WHAT IS BEING ASKED
Both end lines count: copy exactly from the line that contains "Clone this chart in matplotlib." to the line that contains "plt.rcParams['font.family'] = ['Liberation", and only those lines.

— start PROVIDED DATA —

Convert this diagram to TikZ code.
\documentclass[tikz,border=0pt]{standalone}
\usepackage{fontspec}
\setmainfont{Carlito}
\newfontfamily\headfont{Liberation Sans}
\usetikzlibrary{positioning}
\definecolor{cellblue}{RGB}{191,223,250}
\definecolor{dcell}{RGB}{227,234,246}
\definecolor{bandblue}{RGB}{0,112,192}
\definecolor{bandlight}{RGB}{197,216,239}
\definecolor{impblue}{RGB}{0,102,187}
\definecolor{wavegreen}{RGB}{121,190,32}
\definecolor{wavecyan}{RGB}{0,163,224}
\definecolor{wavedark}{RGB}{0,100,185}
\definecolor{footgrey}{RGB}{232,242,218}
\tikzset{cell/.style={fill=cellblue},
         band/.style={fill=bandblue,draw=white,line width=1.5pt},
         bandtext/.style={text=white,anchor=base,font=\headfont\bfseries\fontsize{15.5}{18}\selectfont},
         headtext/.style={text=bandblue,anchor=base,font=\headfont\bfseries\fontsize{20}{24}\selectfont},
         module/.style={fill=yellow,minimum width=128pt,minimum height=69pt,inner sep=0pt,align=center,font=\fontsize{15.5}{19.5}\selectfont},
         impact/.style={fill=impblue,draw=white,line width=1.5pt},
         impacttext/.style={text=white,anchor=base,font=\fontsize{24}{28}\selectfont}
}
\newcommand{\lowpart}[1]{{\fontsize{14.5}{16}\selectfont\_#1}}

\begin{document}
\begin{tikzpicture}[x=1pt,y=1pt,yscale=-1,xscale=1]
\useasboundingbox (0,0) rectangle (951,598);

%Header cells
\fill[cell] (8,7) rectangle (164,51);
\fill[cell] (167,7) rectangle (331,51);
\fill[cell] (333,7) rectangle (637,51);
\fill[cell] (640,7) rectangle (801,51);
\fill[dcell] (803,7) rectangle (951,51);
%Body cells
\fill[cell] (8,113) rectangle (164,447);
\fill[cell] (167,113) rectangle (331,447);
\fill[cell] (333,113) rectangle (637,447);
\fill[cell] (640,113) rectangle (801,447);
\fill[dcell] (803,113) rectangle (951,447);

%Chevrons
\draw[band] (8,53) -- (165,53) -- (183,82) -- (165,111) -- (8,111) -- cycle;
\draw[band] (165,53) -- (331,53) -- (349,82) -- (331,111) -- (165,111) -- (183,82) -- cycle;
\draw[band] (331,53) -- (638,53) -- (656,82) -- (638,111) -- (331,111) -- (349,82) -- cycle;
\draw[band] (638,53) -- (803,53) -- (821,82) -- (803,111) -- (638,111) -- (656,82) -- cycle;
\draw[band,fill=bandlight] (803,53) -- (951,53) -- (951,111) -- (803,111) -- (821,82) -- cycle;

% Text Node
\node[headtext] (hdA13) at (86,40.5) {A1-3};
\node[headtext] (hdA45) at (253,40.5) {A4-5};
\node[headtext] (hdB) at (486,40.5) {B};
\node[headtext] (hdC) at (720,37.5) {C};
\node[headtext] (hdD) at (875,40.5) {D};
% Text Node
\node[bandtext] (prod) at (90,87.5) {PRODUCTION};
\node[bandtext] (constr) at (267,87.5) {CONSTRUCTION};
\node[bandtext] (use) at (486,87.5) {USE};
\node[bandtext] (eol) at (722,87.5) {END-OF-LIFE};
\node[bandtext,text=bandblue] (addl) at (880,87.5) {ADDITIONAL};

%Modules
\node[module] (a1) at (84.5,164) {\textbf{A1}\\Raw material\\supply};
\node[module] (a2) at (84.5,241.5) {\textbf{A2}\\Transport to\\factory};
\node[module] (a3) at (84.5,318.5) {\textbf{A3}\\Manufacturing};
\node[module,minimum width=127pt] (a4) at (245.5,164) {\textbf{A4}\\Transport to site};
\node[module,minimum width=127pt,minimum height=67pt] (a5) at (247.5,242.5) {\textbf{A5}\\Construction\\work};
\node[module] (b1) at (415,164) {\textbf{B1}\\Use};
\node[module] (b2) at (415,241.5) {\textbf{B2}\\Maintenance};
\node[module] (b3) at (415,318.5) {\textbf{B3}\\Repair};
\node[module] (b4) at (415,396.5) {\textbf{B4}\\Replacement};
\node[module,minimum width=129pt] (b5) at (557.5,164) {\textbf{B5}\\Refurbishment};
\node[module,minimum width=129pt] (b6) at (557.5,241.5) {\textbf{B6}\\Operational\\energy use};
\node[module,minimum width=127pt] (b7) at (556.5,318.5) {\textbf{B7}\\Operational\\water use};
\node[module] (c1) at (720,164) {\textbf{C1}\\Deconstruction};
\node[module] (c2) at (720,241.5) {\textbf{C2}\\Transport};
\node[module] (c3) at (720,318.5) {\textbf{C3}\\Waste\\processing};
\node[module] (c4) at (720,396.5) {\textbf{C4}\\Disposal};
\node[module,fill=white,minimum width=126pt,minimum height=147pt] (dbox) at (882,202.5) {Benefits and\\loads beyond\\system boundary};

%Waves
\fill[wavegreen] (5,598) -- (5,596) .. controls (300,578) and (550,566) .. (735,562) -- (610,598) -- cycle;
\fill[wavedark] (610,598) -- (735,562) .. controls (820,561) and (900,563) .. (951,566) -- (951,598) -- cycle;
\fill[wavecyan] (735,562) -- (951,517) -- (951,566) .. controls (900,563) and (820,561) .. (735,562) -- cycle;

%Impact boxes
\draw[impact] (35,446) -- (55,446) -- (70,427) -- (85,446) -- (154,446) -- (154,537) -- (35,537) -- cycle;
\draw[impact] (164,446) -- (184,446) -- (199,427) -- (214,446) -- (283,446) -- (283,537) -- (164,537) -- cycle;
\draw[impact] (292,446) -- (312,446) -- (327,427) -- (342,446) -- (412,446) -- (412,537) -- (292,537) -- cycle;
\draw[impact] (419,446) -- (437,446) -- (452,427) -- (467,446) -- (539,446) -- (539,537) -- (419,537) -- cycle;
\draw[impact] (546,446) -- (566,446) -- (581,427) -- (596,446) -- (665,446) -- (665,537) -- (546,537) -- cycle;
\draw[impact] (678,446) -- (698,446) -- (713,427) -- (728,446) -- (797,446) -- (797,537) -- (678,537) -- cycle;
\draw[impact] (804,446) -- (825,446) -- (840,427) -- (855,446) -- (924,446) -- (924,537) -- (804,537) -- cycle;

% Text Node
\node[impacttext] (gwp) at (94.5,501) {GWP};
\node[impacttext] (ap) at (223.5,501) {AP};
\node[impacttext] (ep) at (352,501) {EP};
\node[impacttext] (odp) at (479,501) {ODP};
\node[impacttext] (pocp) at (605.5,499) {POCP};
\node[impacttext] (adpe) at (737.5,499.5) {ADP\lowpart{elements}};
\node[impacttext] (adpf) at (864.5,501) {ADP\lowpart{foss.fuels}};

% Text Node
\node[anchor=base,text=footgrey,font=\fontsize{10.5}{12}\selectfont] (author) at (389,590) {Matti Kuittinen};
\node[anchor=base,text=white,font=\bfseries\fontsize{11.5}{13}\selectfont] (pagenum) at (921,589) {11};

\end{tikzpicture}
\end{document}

— end PROVIDED DATA —
— start PROVIDED DATA —

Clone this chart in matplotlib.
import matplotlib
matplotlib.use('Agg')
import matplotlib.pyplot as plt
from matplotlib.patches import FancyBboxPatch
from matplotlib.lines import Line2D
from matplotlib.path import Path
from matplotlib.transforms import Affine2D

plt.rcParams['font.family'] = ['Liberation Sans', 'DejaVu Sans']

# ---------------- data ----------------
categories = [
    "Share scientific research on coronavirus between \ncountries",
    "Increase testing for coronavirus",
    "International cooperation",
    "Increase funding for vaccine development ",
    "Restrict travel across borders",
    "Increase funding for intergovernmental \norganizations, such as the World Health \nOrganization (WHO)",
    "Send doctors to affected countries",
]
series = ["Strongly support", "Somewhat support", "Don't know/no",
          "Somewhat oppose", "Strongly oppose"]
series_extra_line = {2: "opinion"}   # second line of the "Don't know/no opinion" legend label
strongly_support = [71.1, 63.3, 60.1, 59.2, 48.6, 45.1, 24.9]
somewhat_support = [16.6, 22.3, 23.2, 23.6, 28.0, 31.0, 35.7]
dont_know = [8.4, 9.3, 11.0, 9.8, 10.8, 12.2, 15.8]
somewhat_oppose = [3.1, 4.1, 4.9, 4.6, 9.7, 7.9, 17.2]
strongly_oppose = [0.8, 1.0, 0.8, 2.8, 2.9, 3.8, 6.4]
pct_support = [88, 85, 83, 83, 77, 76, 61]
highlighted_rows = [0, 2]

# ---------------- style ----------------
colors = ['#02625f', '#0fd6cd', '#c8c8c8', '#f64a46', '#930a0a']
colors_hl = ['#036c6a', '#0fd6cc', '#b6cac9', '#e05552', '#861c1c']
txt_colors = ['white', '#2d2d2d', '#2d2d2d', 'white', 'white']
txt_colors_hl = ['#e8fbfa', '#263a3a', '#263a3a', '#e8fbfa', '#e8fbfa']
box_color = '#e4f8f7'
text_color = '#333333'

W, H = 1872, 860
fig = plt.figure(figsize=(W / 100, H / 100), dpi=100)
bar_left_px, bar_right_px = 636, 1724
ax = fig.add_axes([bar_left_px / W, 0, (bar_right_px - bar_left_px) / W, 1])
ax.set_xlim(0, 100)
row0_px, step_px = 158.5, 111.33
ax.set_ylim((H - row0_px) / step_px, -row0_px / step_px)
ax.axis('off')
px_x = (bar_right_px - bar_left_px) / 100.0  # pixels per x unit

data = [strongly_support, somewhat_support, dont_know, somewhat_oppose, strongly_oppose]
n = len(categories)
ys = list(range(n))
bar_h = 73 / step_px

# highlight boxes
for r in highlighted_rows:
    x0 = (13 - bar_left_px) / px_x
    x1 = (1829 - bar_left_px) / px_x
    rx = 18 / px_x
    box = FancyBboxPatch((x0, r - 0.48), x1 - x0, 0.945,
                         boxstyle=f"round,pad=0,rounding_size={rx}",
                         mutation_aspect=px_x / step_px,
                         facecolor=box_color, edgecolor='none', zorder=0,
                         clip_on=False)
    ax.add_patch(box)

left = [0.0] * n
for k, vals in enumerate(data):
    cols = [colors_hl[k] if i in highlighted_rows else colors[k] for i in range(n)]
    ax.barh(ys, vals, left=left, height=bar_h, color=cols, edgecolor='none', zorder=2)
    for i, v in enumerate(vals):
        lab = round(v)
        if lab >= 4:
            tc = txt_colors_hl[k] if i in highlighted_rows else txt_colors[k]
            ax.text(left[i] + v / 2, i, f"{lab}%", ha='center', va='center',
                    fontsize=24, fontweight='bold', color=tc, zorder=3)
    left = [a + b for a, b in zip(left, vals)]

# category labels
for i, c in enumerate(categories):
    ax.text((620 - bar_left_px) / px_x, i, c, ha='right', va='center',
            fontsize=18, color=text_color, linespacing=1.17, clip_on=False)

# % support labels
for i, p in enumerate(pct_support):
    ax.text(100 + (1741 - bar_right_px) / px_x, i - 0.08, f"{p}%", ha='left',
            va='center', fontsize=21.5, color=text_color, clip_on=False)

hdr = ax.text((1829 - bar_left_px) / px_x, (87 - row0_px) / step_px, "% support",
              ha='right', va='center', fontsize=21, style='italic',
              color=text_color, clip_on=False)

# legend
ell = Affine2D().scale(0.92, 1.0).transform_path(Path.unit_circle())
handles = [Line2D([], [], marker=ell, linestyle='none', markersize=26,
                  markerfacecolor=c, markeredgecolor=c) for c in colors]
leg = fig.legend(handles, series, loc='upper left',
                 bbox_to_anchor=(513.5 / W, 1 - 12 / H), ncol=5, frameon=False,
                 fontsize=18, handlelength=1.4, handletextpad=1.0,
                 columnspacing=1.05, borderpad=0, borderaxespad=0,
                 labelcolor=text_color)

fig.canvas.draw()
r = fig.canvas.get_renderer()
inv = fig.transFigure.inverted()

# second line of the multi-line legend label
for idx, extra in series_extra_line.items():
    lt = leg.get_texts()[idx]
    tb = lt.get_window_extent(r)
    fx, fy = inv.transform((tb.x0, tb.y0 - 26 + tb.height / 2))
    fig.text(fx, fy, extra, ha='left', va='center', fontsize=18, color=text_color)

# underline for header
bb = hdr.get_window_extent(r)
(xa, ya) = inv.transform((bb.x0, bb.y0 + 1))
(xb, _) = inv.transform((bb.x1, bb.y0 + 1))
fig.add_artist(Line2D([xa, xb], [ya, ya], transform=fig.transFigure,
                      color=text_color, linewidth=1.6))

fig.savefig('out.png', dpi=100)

— end PROVIDED DATA —
— start PROVIDED DATA —

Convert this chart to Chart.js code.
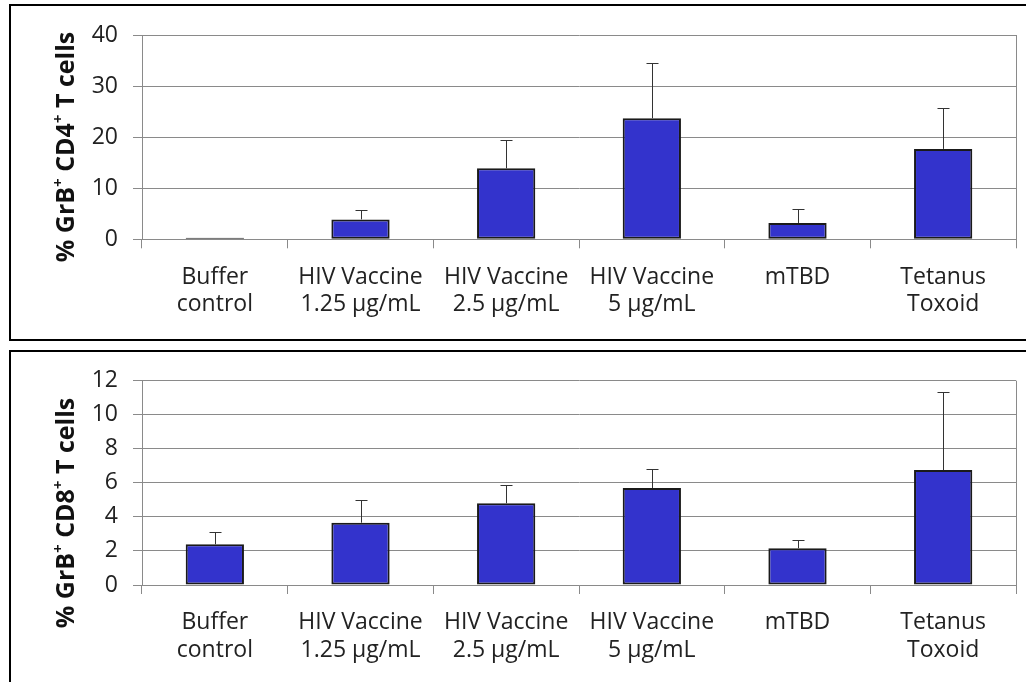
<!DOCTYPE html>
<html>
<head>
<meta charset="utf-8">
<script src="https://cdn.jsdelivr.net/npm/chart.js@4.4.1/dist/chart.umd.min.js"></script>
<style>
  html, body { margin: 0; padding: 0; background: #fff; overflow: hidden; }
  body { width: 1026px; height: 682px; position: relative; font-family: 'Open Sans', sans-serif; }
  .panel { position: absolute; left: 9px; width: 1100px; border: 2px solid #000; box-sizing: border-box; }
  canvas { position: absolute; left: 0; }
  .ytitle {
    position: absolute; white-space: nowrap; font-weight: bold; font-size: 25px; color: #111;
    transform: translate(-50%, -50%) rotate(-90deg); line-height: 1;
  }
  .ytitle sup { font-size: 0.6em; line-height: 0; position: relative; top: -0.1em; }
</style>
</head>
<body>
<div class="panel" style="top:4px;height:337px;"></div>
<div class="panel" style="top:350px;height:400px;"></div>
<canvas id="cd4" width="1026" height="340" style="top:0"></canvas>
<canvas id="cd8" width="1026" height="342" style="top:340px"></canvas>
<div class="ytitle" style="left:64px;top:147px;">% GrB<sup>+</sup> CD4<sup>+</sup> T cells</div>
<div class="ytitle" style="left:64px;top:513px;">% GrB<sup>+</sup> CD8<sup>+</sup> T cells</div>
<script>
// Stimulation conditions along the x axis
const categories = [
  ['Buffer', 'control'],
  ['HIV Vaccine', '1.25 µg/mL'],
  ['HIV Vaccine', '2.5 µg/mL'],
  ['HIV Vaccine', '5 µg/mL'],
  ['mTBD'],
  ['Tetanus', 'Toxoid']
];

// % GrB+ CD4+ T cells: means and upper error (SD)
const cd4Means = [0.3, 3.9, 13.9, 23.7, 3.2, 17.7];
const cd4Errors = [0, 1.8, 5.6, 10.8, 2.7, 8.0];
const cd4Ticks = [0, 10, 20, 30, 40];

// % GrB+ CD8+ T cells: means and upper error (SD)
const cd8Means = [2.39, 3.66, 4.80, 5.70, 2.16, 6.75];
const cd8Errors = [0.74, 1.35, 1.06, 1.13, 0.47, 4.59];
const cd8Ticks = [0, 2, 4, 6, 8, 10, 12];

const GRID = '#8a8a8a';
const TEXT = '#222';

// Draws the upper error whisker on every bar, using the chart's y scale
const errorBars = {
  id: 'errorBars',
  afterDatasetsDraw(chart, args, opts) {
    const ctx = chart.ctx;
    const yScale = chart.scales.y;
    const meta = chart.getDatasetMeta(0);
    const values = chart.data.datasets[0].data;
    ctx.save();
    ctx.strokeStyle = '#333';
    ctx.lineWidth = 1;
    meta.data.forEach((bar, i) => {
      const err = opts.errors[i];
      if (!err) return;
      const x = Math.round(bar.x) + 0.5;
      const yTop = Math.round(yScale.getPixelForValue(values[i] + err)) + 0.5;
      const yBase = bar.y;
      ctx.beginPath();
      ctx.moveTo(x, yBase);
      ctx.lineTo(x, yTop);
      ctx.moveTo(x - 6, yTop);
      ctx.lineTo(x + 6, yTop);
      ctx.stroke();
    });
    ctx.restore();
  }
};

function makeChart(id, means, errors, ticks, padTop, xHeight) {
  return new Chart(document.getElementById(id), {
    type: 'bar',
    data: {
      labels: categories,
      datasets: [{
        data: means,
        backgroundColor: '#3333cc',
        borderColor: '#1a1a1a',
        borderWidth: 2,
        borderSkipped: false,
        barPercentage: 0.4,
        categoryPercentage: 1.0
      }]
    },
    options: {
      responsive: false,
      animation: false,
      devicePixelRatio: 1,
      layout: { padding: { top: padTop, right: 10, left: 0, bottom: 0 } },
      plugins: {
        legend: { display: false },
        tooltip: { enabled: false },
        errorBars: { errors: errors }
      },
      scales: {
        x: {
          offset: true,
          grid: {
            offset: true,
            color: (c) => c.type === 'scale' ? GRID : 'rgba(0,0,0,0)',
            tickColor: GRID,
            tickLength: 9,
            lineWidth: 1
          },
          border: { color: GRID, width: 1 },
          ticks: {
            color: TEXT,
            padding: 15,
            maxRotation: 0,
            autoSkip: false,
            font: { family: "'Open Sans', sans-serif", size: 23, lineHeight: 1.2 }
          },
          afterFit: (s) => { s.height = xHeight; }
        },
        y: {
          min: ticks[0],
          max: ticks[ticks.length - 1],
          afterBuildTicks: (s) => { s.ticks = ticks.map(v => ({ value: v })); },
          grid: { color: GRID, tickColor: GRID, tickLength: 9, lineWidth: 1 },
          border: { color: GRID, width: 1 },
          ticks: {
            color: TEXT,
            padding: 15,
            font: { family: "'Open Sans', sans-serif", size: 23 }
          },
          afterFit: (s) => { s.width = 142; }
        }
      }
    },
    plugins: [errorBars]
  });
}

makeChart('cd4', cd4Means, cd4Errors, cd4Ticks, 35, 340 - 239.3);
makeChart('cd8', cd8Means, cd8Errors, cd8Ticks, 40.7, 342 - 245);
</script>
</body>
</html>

— end PROVIDED DATA —

FULL SOLUTION
Clone this chart in matplotlib.
import matplotlib
matplotlib.use('Agg')
import matplotlib.pyplot as plt
from matplotlib.patches import FancyBboxPatch
from matplotlib.lines import Line2D
from matplotlib.path import Path
from matplotlib.transforms import Affine2D

plt.rcParams['font.family'] = ['Liberation Sans', 'DejaVu Sans']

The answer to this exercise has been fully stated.